Only the lines from the top of the listing below to the line that has "(200,-330) circle (75);" should be echoed, with both ends kept and pictures left out.

====================

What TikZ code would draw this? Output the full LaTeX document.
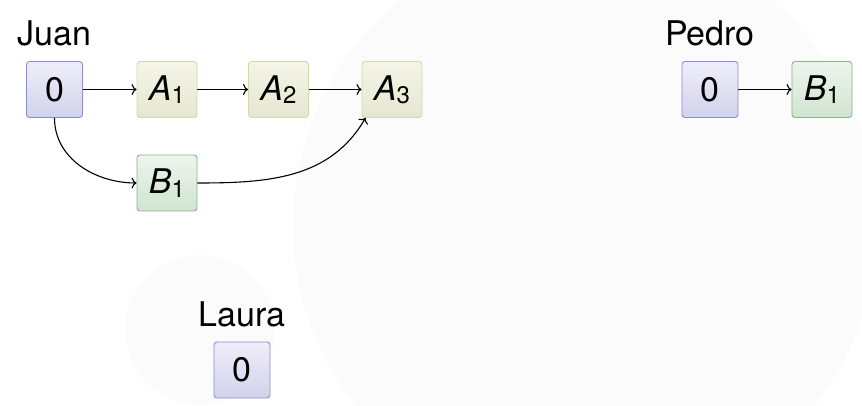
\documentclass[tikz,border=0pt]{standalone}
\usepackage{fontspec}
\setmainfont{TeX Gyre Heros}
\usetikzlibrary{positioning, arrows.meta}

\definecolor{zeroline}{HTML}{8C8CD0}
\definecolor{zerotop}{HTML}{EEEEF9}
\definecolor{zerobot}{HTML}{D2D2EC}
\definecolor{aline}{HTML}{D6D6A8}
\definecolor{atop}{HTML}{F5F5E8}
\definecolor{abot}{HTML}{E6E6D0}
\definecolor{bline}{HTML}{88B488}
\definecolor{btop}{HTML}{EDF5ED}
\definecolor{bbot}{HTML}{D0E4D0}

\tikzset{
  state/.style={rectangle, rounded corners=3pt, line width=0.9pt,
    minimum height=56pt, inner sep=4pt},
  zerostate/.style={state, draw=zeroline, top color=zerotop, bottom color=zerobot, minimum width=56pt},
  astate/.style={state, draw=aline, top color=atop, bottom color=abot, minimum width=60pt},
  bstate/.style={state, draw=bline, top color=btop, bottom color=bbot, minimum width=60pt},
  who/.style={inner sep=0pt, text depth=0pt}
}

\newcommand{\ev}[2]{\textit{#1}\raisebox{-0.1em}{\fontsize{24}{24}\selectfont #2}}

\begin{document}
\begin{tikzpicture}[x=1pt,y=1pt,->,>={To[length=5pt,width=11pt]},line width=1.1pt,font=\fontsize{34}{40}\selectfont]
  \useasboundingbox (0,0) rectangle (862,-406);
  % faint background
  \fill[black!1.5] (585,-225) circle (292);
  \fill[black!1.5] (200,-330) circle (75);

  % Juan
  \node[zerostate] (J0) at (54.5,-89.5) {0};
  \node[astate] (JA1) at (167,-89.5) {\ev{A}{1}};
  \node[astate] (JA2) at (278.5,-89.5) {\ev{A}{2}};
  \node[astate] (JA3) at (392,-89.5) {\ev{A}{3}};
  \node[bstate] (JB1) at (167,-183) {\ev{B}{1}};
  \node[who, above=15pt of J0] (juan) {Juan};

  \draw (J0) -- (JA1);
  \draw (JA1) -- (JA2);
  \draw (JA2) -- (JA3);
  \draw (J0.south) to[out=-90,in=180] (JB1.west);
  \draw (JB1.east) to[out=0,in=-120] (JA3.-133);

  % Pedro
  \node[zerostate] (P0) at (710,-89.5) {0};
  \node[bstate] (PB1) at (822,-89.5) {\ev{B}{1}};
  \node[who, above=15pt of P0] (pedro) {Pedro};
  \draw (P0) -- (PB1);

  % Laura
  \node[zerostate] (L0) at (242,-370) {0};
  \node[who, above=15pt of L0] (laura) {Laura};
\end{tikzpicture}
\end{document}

====================

_COMPLETED EXERCISE:_
What TikZ code would draw this? Output the full LaTeX document.
\documentclass[tikz,border=0pt]{standalone}
\usepackage{fontspec}
\setmainfont{TeX Gyre Heros}
\usetikzlibrary{positioning, arrows.meta}

\definecolor{zeroline}{HTML}{8C8CD0}
\definecolor{zerotop}{HTML}{EEEEF9}
\definecolor{zerobot}{HTML}{D2D2EC}
\definecolor{aline}{HTML}{D6D6A8}
\definecolor{atop}{HTML}{F5F5E8}
\definecolor{abot}{HTML}{E6E6D0}
\definecolor{bline}{HTML}{88B488}
\definecolor{btop}{HTML}{EDF5ED}
\definecolor{bbot}{HTML}{D0E4D0}

\tikzset{
  state/.style={rectangle, rounded corners=3pt, line width=0.9pt,
    minimum height=56pt, inner sep=4pt},
  zerostate/.style={state, draw=zeroline, top color=zerotop, bottom color=zerobot, minimum width=56pt},
  astate/.style={state, draw=aline, top color=atop, bottom color=abot, minimum width=60pt},
  bstate/.style={state, draw=bline, top color=btop, bottom color=bbot, minimum width=60pt},
  who/.style={inner sep=0pt, text depth=0pt}
}

\newcommand{\ev}[2]{\textit{#1}\raisebox{-0.1em}{\fontsize{24}{24}\selectfont #2}}

\begin{document}
\begin{tikzpicture}[x=1pt,y=1pt,->,>={To[length=5pt,width=11pt]},line width=1.1pt,font=\fontsize{34}{40}\selectfont]
  \useasboundingbox (0,0) rectangle (862,-406);
  % faint background
  \fill[black!1.5] (585,-225) circle (292);
  \fill[black!1.5] (200,-330) circle (75);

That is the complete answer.